The key to the main dish is the butter sauce. The Paris newspaper Le Monde reports that it is made from chicken livers, fresh thyme and thyme flowers, full cream, white Dijon mustard, butter, and water, plus salt and pepper. According to Le Monde, the chicken livers are blanched in one pan with the thyme until they start to turn colour. In a second pan, the cream is reduced on low heat with the mustard and infused with the flavour of the thyme flowers. The chicken livers are then finely minced and pressed through a strainer into the reduced cream. As the sauce thickens, the butter is incorporated into it with a little water, it is beaten smooth, and fresh-ground salt and pepper are added. The London newspaper The Independent, however, reports that Hélène Godillot has dismissed the Le Monde report as inaccurate.

Le Relais de l'Entrecote restaurant is known for only having two menus—one wine menu and one for dessert. They are also known for their second serving of steak and fries, which is unknown to most first-time restaurantgoers.

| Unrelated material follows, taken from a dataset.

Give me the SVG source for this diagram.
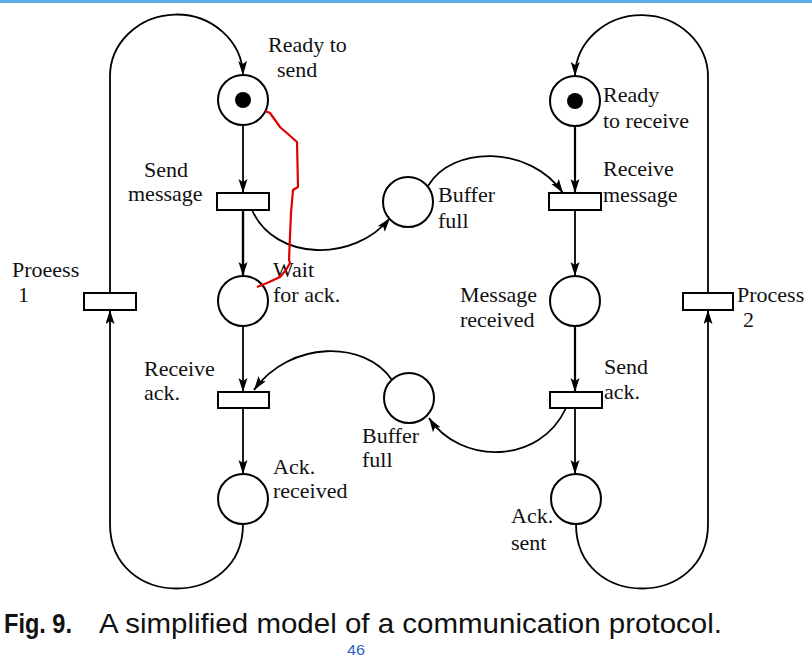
<svg xmlns="http://www.w3.org/2000/svg" width="812" height="658" viewBox="0 0 812 658">
<defs>
<marker id="arr" markerUnits="userSpaceOnUse" markerWidth="16" markerHeight="12" refX="14" refY="4.5" orient="auto">
<path d="M0,0 L14,4.5 L0,9 L3,4.5 z" fill="#000"/>
</marker>
<style>
.place{fill:#fff;stroke:#000;stroke-width:2}
.trans{fill:#fff;stroke:#000;stroke-width:2}
.token{fill:#000}
.arc{fill:none;stroke:#000;stroke-width:1.8}
.arr{marker-end:url(#arr)}
.lbl{font-family:"Liberation Serif","Times New Roman",serif;font-size:22px;fill:#111}
.cap{font-family:"Liberation Sans",Arial,sans-serif;font-size:28px;fill:#111}
</style>
</defs>
<rect x="0" y="0" width="812" height="658" fill="#fff"/>
<rect x="0" y="0" width="812" height="3" fill="#5aaee8"/>

<g id="connectors">
<path class="arc arr" d="M110,293 V78 A66.5,62 0 0 1 243,75"/>
<path class="arc arr" d="M243,125 V193"/>
<path class="arc arr" d="M243,210 V276" style="stroke-width:2.4"/>
<path class="arc arr" d="M243,326 V392"/>
<path class="arc arr" d="M243,408 V474"/>
<path class="arc arr" d="M243,524 C243,610 110,610 110,524 V310"/>
<path class="arc arr" d="M252,210 C275,262 355,262 390,218"/>
<path class="arc arr" d="M428,186 C452,145 530,145 563,193"/>
<path class="arc arr" d="M708,293 V78 A66.5,62 0 0 0 575,76"/>
<path class="arc arr" d="M575,126 V193" style="stroke-width:2.2"/>
<path class="arc arr" d="M575,210 V276"/>
<path class="arc arr" d="M575,326 V392" style="stroke-width:2.2"/>
<path class="arc arr" d="M575,408 V474"/>
<path class="arc arr" d="M576,524 C576,610 708,610 708,524 V310"/>
<path class="arc arr" d="M566,408 C540,465 460,465 429,418"/>
<path class="arc arr" d="M392,380 C365,340 290,340 254,390"/>
</g>

<g id="ready-to-send">
<circle class="place" cx="243" cy="100" r="25"/>
<circle class="token" cx="243" cy="100" r="8"/>
<text class="lbl" x="268" y="52">Ready to</text>
<text class="lbl" x="277" y="77">send</text>
</g>
<g id="send-message">
<rect class="trans" x="217" y="193" width="52" height="17"/>
<text class="lbl" x="144" y="177">Send</text>
<text class="lbl" x="128" y="201">message</text>
</g>
<g id="wait-for-ack">
<circle class="place" cx="243" cy="301" r="25"/>
<text class="lbl" x="273" y="277">Wait</text>
<text class="lbl" x="273" y="302">for ack.</text>
</g>
<g id="receive-ack">
<rect class="trans" x="218" y="392" width="51" height="16"/>
<text class="lbl" x="144" y="376">Receive</text>
<text class="lbl" x="144" y="400">ack.</text>
</g>
<g id="ack-received">
<circle class="place" cx="243" cy="499" r="25"/>
<text class="lbl" x="273" y="474">Ack.</text>
<text class="lbl" x="273" y="498">received</text>
</g>
<g id="process-1">
<rect class="trans" x="84" y="293" width="52" height="17"/>
<text class="lbl" x="12" y="277">Proeess</text>
<text class="lbl" x="18" y="302">1</text>
</g>
<g id="buffer-full-1">
<circle class="place" cx="408" cy="202" r="25"/>
<text class="lbl" x="438" y="202">Buffer</text>
<text class="lbl" x="438" y="228">full</text>
</g>
<g id="buffer-full-2">
<circle class="place" cx="409" cy="398" r="25"/>
<text class="lbl" x="362" y="443">Buffer</text>
<text class="lbl" x="362" y="467">full</text>
</g>
<g id="ready-to-receive">
<circle class="place" cx="575" cy="101" r="25"/>
<circle class="token" cx="575" cy="101" r="8"/>
<text class="lbl" x="603" y="102">Ready</text>
<text class="lbl" x="603" y="128">to receive</text>
</g>
<g id="receive-message">
<rect class="trans" x="549" y="193" width="52" height="17"/>
<text class="lbl" x="603" y="176">Receive</text>
<text class="lbl" x="603" y="202">message</text>
</g>
<g id="message-received">
<circle class="place" cx="575" cy="301" r="25"/>
<text class="lbl" x="460" y="302">Message</text>
<text class="lbl" x="460" y="327">received</text>
</g>
<g id="send-ack">
<rect class="trans" x="550" y="392" width="52" height="16"/>
<text class="lbl" x="604" y="374">Send</text>
<text class="lbl" x="604" y="399">ack.</text>
</g>
<g id="ack-sent">
<circle class="place" cx="576" cy="499" r="25"/>
<text class="lbl" x="511" y="523">Ack.</text>
<text class="lbl" x="511" y="550">sent</text>
</g>
<g id="process-2">
<rect class="trans" x="683" y="293" width="50" height="17"/>
<text class="lbl" x="737" y="302">Process</text>
<text class="lbl" x="743" y="327">2</text>
</g>

<polyline points="265,111 270,113 280,127 297,142 298,187 293,190 291,213 289,260 290,263 286,270 280,277 267,283 257,287" fill="none" stroke="#e00000" stroke-width="2.2" stroke-linejoin="round"/>

<text class="cap" x="4" y="633" font-weight="bold" textLength="68" lengthAdjust="spacingAndGlyphs">Fig. 9.</text>
<text class="cap" x="99" y="633" textLength="623" lengthAdjust="spacingAndGlyphs">A simplified model of a communication protocol.</text>
<text x="347" y="655" font-family="Liberation Sans, Arial, sans-serif" font-size="15" fill="#2f5fbf" textLength="18" lengthAdjust="spacingAndGlyphs">46</text>
</svg>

The restaurants' atmosphere is a key part of the formula, and is as important to their success as their cuisine. Each group has some decorative touch to distinguish it from its siblings: the Relais de Venise – L'Entrecôte group has mural paintings of Venice and sconces whose lampshades depict Venetian gondoliers; the Relais de l'Entrecôte group features early-twentieth-century posters advertising spirits such as Amer Picon, Wincarnis, and Cherry Chevalier; and the L'Entrecôte group has a colour scheme of yellow-and-black stripes and plaids. In all three groups, though, every restaurant has the typical look of a French brasserie with wood panelling and wall mirrors, closely spaced tables, and bench seating in red upholstery. All the servers are dressed in uniforms with white or yellow aprons. The restaurants do not take advance bookings, which at most of the European locations means that patrons must queue on the pavement outside for half an hour or more before they can be seated.